··· SUPPLIED MATERIAL
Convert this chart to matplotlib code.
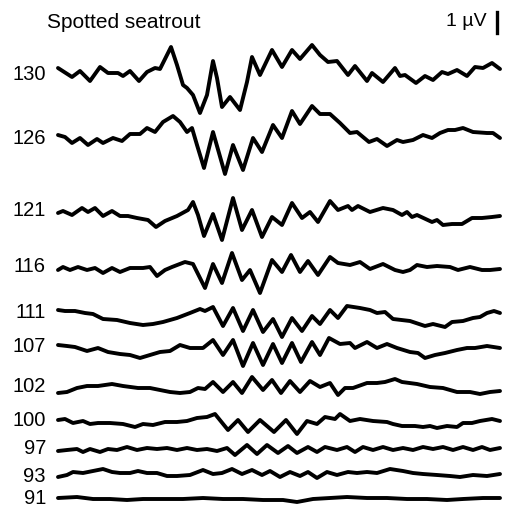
import matplotlib
matplotlib.use("Agg")
import matplotlib.pyplot as plt

plt.rcParams['font.family'] = ['Liberation Sans', 'DejaVu Sans']

# stimulus levels (dB) shown at the left of each trace
levels = ['130', '126', '121', '116', '111', '107', '102', '100', '97', '93', '91']

t130 = [58, 72, 80, 90, 100, 108, 118, 123, 130, 139, 147, 155, 160, 171, 177, 183, 187, 193, 200, 207,
        213, 217, 222, 230, 240, 247, 252, 260, 272, 282, 292, 300, 312, 320, 328, 337, 348, 355, 367, 372,
        383, 395, 400, 405, 416, 425, 433, 442, 448, 457, 467, 475, 483, 492, 500]
a130 = [2, -7, -1, -11, 3, -3, -3, -6, -1, -11, -2, 2, 1, 23, 5, -15, -18, -25, -43, -25,
        9, -8, -37, -27, -40, -12, 13, -5, 20, 3, 20, 11, 25, 15, 8, 9, -5, 4, -11, -3,
        -12, 2, -6, -5, -13, -6, -10, -2, -4, 0, -6, 3, 2, 7, 1]

t126 = [58, 65, 72, 80, 88, 97, 103, 113, 122, 130, 140, 147, 155, 163, 173, 180, 187, 192, 197, 204,
        213, 225, 233, 243, 253, 262, 273, 282, 292, 300, 312, 320, 330, 340, 350, 357, 369, 377, 387, 397,
        403, 413, 423, 432, 440, 448, 455, 463, 473, 487, 493, 500]
a126 = [2, 0, -6, -1, -8, -2, -6, -1, -4, 3, 3, 9, 5, 15, 21, 15, 5, 9, -8, -31,
        5, -37, -8, -33, -1, -15, 12, -1, 26, 13, 31, 23, 23, 14, 4, 5, -5, -2, -9, -3,
        -5, -3, 2, -1, 4, 7, 7, 9, 5, 4, 4, -1]

t121 = [58, 63, 72, 82, 88, 95, 103, 112, 120, 128, 137, 148, 156, 165, 177, 188, 193, 198, 204, 213,
        222, 233, 242, 252, 262, 272, 282, 292, 302, 310, 318, 330, 338, 348, 352, 358, 370, 383, 393, 402,
        407, 412, 417, 432, 437, 443, 452, 462, 472, 482, 492, 500]
a121 = [0, 2, -2, 5, 1, 5, -3, 2, -3, -3, -5, -7, -14, -8, -3, 3, 11, -2, -23, -1,
        -27, 15, -17, 3, -24, -4, -12, 10, -5, 1, -9, 12, 3, 7, 3, 7, 1, 5, 3, -2,
        1, -4, -2, -9, -7, -12, -11, -11, -5, -5, -4, -3]

t116 = [58, 63, 70, 78, 87, 95, 103, 112, 120, 130, 143, 150, 157, 165, 172, 185, 193, 205, 213, 222,
        232, 242, 250, 260, 272, 282, 291, 300, 308, 318, 330, 338, 350, 360, 370, 383, 395, 403, 410, 417,
        427, 437, 450, 458, 470, 482, 490, 500]
a116 = [-1, 2, -1, 2, -1, 1, -4, 1, -3, 1, 1, 2, -7, -1, 2, 7, 5, -19, 5, -14,
        16, -11, -1, -24, 9, -3, 14, -3, 8, -6, 12, 6, 4, 7, 0, 5, -1, -3, -1, 4,
        2, 3, 2, -1, 2, -1, -1, 0]

t111 = [58, 65, 75, 85, 93, 103, 117, 130, 143, 153, 163, 177, 190, 200, 205, 213, 223, 233, 243, 253,
        263, 273, 282, 292, 302, 312, 320, 330, 338, 347, 360, 370, 377, 385, 393, 410, 425, 433, 445, 452,
        463, 473, 480, 487, 494, 500]
a111 = [1, 0, 0, -2, -3, -8, -9, -12, -14, -13, -11, -7, -2, 2, 0, 4, -15, 3, -20, 1,
        -21, -8, -26, -7, -20, -5, -13, 1, -7, 5, 3, 1, -2, -1, -8, -10, -15, -13, -16, -11,
        -10, -7, -6, -2, 0, -2]

t107 = [58, 67, 75, 87, 98, 108, 120, 130, 140, 150, 160, 170, 180, 190, 203, 213, 223, 233, 243, 253,
        263, 273, 282, 292, 301, 312, 320, 329, 340, 350, 355, 367, 377, 387, 397, 410, 418, 425, 435, 445,
        457, 467, 475, 487, 500]
a107 = [1, 0, -1, -5, -2, -6, -8, -9, -12, -9, -6, -5, 1, -2, -2, 6, -9, 6, -20, 3,
        -19, 2, -17, 3, -16, 4, -9, 8, 2, 3, -2, 4, -2, 2, -2, -6, -7, -12, -9, -7,
        -4, -2, -2, 0, -2]

t102 = [58, 67, 77, 87, 98, 112, 123, 138, 150, 160, 170, 180, 190, 198, 205, 213, 223, 233, 242, 252,
        263, 272, 281, 290, 300, 310, 320, 330, 338, 345, 353, 367, 377, 385, 395, 402, 417, 430, 443, 457,
        470, 480, 490, 500]
a102 = [-3, -2, 2, 4, 4, 6, 4, 2, 2, 0, -2, -3, -2, 2, 1, 8, -2, 8, -3, 13,
        0, 10, -3, 9, -2, 9, 3, 7, -5, 2, 2, 7, 7, 8, 11, 8, 6, 3, 2, -2,
        -2, -4, -2, -1]

t100 = [58, 65, 73, 83, 90, 98, 110, 123, 135, 143, 153, 165, 177, 187, 197, 207, 215, 228, 238, 248,
        260, 274, 286, 297, 307, 317, 325, 335, 340, 350, 360, 373, 387, 393, 402, 415, 423, 430, 437, 447,
        457, 463, 472, 480, 492, 500]
a100 = [1, 2, -2, 0, -3, -2, -2, -3, -6, -3, -4, -1, -1, 0, 3, 4, 7, -9, 1, -11,
        1, -11, 1, -13, 0, -3, 4, 2, 7, 0, 2, 0, -1, -3, -5, -5, -6, -5, -7, -5,
        -6, -2, -2, 0, 2, 0]

t97 = [58, 67, 77, 83, 90, 100, 108, 117, 127, 137, 147, 157, 167, 177, 187, 197, 207, 217, 227, 235,
       247, 257, 267, 278, 288, 297, 308, 317, 325, 337, 347, 355, 363, 373, 383, 393, 403, 413, 423, 433,
       443, 453, 463, 473, 482, 490, 500]
a97 = [-1, 0, 1, -2, 1, -2, 1, 0, 3, 0, 2, 1, 2, 0, 2, 0, 1, -1, 2, -5,
       5, -4, 5, -3, 4, -3, 3, -2, 3, 0, 3, -2, 3, 0, 3, 0, 2, 0, 3, 1,
       3, 0, 3, 0, 3, 0, 2]

t93 = [58, 67, 73, 83, 93, 103, 112, 120, 130, 138, 147, 157, 167, 177, 190, 203, 213, 222, 232, 242,
       252, 262, 270, 280, 290, 300, 308, 317, 327, 337, 348, 357, 367, 377, 390, 403, 413, 423, 437, 450,
       460, 473, 487, 500]
a93 = [-3, -1, 2, 1, 3, 5, 2, 1, 1, 3, 1, 1, -2, -2, -1, 4, 0, 1, 5, 0,
       4, -1, 3, -3, 2, -2, 2, -4, 2, -1, 2, 1, 2, 1, 5, 3, 1, 0, -1, -2,
       -3, -1, -2, 0]

t91 = [58, 77, 93, 110, 127, 143, 163, 183, 203, 223, 243, 263, 283, 297, 313, 330, 347, 367, 387, 407,
       427, 447, 463, 483, 500]
a91 = [1, 2, 0, 0, -1, 0, 0, 0, 1, 0, 0, -1, -1, -3, 0, 1, 2, 1, 1, 0,
       0, -1, 0, 1, 1]

times = [t130, t126, t121, t116, t111, t107, t102, t100, t97, t93, t91]
amps = [a130, a126, a121, a116, a111, a107, a102, a100, a97, a93, a91]

# layout: vertical position of each trace and its label (pixel rows)
baselines = [70, 137, 213, 269, 311, 346, 390, 421, 450, 474, 499]
label_rows = [74, 138, 210, 266, 313, 346, 386, 420, 449, 476, 498]
uv = 21  # units per microvolt

fig = plt.figure(figsize=(5.06, 5.08), dpi=100)
ax = fig.add_axes([0, 0, 1, 1])
ax.set_xlim(0, 506)
ax.set_ylim(508, 0)
ax.axis('off')

for lev, t, a, base, row in zip(levels, times, amps, baselines, label_rows):
    ax.plot(t, [base - v for v in a], color='black', lw=2.8,
            solid_joinstyle='round', solid_capstyle='round')
    ax.text(46, row, lev, ha='right', va='center', fontsize=14.5)

ax.text(47, 22, 'Spotted seatrout', ha='left', va='center', fontsize=15)

# 1 uV scale bar
ax.plot([497, 497], [12, 12 + uv], color='black', lw=2.4)
ax.text(487, 22, '1 µV', ha='right', va='center', fontsize=14)

fig.savefig('out.png', dpi=100)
······
**WRITTEN PROBLEM**: Provide the number of lines in the data above that contain the string "matplotlib", and nothing else.

**EXERCISE OUTPUT**: 4